Return, unaltered, every line from the beginning of the material below up to and including the one with "CartesianGrid, ReferenceLine, Legend".

** begin Given information **

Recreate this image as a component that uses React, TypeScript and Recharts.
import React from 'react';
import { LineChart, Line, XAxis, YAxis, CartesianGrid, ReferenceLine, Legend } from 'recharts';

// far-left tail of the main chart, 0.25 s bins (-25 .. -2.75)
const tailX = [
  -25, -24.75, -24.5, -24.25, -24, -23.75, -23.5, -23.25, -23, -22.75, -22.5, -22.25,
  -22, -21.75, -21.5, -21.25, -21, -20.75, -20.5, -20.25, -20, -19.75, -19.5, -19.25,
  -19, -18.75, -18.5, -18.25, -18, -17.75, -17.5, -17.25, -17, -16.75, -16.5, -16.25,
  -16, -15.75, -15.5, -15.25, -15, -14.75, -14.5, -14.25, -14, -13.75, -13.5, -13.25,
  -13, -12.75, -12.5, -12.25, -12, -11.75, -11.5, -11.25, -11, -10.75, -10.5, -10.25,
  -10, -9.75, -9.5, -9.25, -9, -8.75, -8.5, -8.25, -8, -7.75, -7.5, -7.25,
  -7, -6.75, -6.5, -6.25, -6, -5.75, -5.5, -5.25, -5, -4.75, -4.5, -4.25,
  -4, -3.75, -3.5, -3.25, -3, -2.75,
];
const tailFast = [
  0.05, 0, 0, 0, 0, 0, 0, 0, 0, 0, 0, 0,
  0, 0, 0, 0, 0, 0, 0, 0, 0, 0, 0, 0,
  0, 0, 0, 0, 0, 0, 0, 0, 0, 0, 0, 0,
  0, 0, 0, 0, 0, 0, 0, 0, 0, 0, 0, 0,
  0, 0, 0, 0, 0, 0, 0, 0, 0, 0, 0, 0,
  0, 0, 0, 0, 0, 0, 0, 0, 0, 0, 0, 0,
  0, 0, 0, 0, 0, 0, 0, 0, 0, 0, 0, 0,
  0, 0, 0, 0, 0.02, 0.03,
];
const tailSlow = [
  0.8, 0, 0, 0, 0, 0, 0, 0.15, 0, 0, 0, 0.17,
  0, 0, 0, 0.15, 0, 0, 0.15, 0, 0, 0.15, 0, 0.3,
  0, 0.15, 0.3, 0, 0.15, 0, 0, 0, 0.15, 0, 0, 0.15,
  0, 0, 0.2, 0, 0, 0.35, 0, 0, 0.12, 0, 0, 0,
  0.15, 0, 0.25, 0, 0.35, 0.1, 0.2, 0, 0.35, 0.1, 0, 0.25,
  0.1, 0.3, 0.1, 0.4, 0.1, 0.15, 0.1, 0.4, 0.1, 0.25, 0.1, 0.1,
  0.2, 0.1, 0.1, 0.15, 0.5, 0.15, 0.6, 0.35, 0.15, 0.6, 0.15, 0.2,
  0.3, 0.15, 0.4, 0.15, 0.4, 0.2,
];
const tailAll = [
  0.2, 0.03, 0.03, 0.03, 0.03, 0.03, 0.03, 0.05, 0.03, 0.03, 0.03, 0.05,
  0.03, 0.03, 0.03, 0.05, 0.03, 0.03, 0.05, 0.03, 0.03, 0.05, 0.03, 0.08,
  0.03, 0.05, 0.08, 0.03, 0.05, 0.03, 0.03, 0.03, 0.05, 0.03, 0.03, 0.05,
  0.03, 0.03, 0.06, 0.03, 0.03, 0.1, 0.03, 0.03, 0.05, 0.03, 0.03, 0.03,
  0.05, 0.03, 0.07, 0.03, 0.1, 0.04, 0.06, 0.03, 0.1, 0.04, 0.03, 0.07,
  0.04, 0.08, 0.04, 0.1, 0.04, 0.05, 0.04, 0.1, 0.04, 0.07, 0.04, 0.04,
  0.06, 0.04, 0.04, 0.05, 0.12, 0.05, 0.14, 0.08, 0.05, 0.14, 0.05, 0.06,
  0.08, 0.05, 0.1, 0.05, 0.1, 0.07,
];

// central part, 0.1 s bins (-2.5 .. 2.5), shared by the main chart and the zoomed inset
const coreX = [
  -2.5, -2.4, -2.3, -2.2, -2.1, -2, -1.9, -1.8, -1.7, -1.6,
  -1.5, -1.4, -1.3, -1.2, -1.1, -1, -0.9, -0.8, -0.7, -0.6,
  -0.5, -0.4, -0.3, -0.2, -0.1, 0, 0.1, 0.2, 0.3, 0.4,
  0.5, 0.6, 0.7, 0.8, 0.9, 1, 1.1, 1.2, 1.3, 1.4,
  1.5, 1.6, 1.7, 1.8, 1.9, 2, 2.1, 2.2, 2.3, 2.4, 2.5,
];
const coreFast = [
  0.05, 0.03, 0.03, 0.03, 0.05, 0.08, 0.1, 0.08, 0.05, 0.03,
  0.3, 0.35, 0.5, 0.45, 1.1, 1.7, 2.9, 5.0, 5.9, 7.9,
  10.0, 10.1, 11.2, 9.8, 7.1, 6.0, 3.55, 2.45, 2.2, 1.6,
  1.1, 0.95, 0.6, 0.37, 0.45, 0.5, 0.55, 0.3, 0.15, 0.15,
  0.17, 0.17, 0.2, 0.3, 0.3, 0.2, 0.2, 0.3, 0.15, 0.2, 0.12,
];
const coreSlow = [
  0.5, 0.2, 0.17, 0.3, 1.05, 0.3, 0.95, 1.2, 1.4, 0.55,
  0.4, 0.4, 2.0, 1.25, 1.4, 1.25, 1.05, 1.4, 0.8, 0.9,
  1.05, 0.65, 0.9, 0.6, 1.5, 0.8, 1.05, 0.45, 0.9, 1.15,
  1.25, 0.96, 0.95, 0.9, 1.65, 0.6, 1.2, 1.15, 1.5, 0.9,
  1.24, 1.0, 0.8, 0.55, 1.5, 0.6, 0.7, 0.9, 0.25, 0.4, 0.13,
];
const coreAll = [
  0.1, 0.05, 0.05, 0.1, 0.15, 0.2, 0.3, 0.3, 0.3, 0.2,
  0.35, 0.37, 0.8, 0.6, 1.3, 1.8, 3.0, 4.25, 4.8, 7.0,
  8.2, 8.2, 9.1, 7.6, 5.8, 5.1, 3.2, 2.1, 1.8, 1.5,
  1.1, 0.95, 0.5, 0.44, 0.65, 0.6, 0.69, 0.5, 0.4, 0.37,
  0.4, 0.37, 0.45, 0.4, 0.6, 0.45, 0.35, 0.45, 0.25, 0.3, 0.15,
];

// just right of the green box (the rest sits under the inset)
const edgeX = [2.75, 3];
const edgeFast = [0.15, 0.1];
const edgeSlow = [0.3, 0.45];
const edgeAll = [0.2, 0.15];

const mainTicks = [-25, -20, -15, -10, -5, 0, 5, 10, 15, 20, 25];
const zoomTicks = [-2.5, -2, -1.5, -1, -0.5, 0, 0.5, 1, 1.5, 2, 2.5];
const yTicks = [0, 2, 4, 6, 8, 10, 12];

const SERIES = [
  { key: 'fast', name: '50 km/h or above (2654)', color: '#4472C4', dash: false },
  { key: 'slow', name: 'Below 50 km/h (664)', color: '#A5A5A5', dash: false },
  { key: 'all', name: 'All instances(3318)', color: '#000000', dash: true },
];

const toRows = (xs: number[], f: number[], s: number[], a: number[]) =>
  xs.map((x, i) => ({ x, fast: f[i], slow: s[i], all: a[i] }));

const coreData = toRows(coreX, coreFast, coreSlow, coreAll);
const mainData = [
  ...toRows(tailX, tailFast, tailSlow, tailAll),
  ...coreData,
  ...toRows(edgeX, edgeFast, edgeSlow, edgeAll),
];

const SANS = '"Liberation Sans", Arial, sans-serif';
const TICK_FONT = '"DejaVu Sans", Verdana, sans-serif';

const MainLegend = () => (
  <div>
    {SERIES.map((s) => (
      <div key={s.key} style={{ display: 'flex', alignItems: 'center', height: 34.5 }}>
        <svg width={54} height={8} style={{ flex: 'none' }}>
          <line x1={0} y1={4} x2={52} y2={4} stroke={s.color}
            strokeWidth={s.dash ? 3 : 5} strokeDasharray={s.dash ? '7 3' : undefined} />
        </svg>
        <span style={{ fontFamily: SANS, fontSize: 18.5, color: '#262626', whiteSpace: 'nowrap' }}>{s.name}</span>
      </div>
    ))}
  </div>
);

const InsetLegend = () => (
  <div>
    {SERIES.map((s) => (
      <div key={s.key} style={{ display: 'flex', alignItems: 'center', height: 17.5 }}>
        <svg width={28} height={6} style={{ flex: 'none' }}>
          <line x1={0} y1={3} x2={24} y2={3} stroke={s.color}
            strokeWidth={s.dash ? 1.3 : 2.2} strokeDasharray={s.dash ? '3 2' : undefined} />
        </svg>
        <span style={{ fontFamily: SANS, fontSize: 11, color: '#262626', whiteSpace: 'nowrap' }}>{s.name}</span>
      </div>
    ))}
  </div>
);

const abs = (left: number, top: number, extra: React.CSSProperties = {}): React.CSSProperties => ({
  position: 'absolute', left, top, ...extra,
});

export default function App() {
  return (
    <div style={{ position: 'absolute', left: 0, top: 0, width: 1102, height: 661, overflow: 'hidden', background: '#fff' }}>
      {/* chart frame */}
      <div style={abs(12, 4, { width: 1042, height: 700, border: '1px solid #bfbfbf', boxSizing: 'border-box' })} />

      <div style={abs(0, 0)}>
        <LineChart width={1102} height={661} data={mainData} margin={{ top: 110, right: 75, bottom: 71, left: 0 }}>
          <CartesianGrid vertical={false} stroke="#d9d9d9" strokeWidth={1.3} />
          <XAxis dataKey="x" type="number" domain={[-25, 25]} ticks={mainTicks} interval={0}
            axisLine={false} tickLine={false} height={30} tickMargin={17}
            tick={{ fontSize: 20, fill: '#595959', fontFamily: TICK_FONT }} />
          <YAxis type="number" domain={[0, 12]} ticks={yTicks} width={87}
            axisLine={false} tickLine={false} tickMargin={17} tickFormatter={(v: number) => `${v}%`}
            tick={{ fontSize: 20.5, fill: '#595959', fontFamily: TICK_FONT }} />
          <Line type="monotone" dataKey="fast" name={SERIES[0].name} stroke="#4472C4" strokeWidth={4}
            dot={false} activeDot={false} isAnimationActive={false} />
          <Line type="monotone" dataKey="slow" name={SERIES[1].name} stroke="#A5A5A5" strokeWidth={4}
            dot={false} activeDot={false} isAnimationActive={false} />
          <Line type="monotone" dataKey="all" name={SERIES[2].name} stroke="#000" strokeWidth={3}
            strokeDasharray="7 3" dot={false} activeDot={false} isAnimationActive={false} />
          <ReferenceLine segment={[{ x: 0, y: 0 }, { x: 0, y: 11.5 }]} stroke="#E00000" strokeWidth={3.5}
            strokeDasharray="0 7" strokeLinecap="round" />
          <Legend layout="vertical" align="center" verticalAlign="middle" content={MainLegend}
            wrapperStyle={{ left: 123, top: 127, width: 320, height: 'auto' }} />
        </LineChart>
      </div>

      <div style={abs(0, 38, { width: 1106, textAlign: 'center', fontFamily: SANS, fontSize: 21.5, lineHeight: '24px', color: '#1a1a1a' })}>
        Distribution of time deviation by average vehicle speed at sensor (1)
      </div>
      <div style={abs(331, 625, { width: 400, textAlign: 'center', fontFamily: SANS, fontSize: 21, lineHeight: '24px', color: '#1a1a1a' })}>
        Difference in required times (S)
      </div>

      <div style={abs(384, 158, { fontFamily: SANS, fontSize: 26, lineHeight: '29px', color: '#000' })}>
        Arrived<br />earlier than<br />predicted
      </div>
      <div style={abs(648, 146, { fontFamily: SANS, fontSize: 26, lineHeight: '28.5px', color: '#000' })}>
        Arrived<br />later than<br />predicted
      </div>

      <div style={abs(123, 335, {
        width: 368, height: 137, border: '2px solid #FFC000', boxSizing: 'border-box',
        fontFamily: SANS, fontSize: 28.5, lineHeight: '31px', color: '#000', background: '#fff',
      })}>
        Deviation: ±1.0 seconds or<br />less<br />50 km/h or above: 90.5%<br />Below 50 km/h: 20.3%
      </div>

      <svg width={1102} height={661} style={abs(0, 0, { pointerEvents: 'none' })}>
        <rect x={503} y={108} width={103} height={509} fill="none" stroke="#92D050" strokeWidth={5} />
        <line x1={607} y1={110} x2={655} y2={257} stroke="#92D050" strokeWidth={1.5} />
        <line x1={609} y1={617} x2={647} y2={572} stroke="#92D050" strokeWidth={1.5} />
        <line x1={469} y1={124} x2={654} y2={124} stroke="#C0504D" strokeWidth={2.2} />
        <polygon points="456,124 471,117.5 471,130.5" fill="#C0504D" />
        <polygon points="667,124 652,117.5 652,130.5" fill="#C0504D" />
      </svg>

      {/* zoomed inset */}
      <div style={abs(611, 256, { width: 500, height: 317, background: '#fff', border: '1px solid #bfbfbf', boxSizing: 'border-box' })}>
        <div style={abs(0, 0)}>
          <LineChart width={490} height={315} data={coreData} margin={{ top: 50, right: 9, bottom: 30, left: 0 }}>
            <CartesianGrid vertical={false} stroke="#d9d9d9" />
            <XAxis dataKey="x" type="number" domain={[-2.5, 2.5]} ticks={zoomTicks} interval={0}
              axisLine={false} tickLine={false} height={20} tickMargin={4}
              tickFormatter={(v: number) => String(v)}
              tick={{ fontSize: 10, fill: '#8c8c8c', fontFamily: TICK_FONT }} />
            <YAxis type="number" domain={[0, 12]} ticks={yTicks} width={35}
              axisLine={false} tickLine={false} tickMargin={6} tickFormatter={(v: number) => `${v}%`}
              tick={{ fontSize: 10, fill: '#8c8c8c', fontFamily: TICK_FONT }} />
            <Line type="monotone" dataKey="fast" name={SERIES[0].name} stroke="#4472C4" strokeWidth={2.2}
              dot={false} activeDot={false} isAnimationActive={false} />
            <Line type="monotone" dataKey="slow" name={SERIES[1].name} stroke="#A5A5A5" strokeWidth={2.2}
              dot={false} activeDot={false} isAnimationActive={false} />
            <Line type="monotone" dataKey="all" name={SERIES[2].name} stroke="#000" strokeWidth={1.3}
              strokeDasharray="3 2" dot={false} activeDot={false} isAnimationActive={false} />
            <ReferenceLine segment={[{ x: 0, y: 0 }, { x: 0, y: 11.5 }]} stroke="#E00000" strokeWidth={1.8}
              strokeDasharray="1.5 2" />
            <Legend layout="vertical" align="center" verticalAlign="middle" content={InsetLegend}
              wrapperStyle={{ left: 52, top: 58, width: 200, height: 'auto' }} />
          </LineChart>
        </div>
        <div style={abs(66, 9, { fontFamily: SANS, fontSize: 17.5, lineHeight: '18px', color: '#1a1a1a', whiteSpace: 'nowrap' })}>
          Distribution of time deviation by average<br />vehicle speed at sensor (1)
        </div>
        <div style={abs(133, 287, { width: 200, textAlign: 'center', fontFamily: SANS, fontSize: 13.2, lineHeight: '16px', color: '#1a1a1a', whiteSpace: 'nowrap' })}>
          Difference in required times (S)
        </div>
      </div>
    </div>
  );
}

** end Given information **

:: Worked solution ::
Recreate this image as a component that uses React, TypeScript and Recharts.
import React from 'react';
import { LineChart, Line, XAxis, YAxis, CartesianGrid, ReferenceLine, Legend } from 'recharts';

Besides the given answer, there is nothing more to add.